I recently had to bring up an old lab environment that was using an older version of vRA (8.8), but at appliance boot the Kubernetes API-Server containers continuously rebooted and I got an error with kubectl. This post covers some of the troubleshooting steps taken and how it was resolved, ultimately it was caused by an expired certificate.
I checked the service status for both kubelet and docker, both were active and running. Next I checked kubelet with journalctl - journalctl -u kubelet -r
, the -r
flag shows us the newest messages first.
There was a lot of repetitive logs stating the DNS name of our node was not found, but in amongst the noise there was also TLS and certificate related messages, include the path to the pem file that it was trying to use.
I then used an OpenSSL command to check the validity of the certificate: sudo openssl x509 -in /var/lib/kubelet/pki/kubelet-server-current.pem -text -noout | grep -A 2 Validity
- this showed us that the certificate had expired.
After some digging I came across the following VMware KB article, although the symptoms were not the same it did mention that the certificate had expired after a year, which did match what I was seeing - https://kb.vmware.com/s/article/82378
I am using a single vRA Appliance, so I followed the relevant steps within the KB, however I had some issues, which is the purpose of this post, the adjustments I made are below, along with the exact commands I ran…
- Take a snapshot of the vRA VM.
- Locate an etcd backup at
/data/etcd-backup/
and copy the selected backup to/root
.- I ran
ls -lh /data/etcd-backup/
- this showed me the available backups in date order (oldest to newest). I picked the most recent backup (not the .part file). - I copied this to root with
cp /data/etcd-backup/backup-1679068501.db /root
. - I checked the backup was in root with
ls /root
.
- I ran
- Reset Kubernetes by running
vracli cluster leave
.- This takes a little while to run.
- Restore the etcd backup in
/root
by using the/opt/scripts/recover_etcd.sh
command.
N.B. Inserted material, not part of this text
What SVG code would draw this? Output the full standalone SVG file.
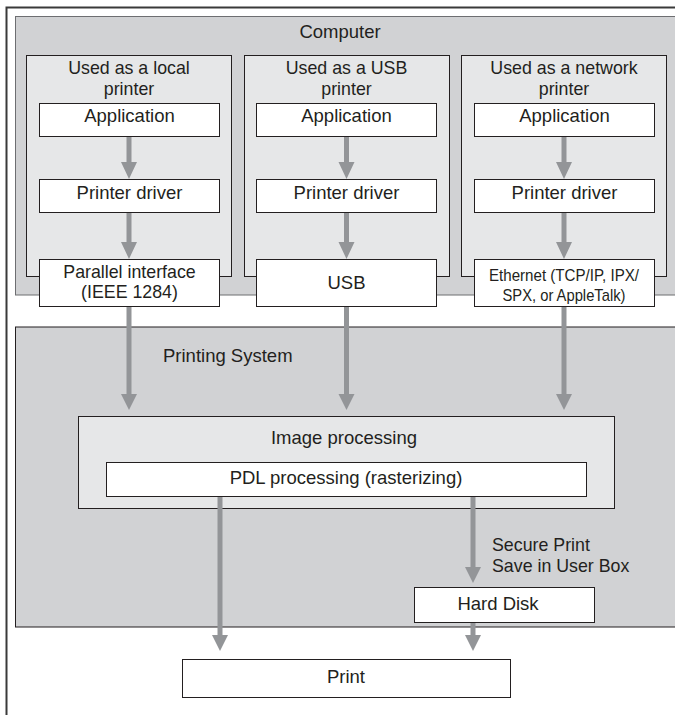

Example:/opt/scripts/recover_etcd.sh --confirm /root/backup-123456789.db
.- I ran
/opt/scripts/recover_etcd.sh --confirm /root/backup-1679068501.db
- the same as the example from VMware, updated with my backup file name.
- I ran
- Extract VA config from etcd with:
kubectl get vaconfig -o yaml --export > /root/vaconfig.yaml
.- This is the first step where I had issues, initially I had the error Error: unknown flag: - -export, so I removed the flag from the command.
- I then got the same error I started with The connection to the server vra-k8s.local:6443 was refused - did you specify the right host or port?.
- I ran through the same initial troubleshooting steps, I checked docker (all good) and kubelet (not started).
- I started the kubelet service with
systemctl start kubelet
and kept an eye on the status to ensure it stayed running. - I check with
docker ps
and could see the kube-apiserver container was running so then ran thekubectl get vaconfig -o yaml > /root/vaconfig.yaml
command - this time it was successful. - I validated that the /root/vaconfig.yaml file had contents with
cat /root/vaconfig.yaml
.
- Reset Kubernetes once again using:
vracli cluster leave
.- Again this takes a little while to run.
- Run to Install the VA config:
kubectl apply -f /root/vaconfig.yaml --force
.- The server seemed to be running after the previous leave step, but check its status at this point and wait for the kube-apiserver container to exist and be running.
- Run
vracli license
to confirm that VA config is installed properly. - Run:
/opt/scripts/deploy.sh
.- This takes a while time to run, but you should see that prelude has been successfully deployed.
- I had issues accessing the vRA UI, so I rebooted and it resolved itself.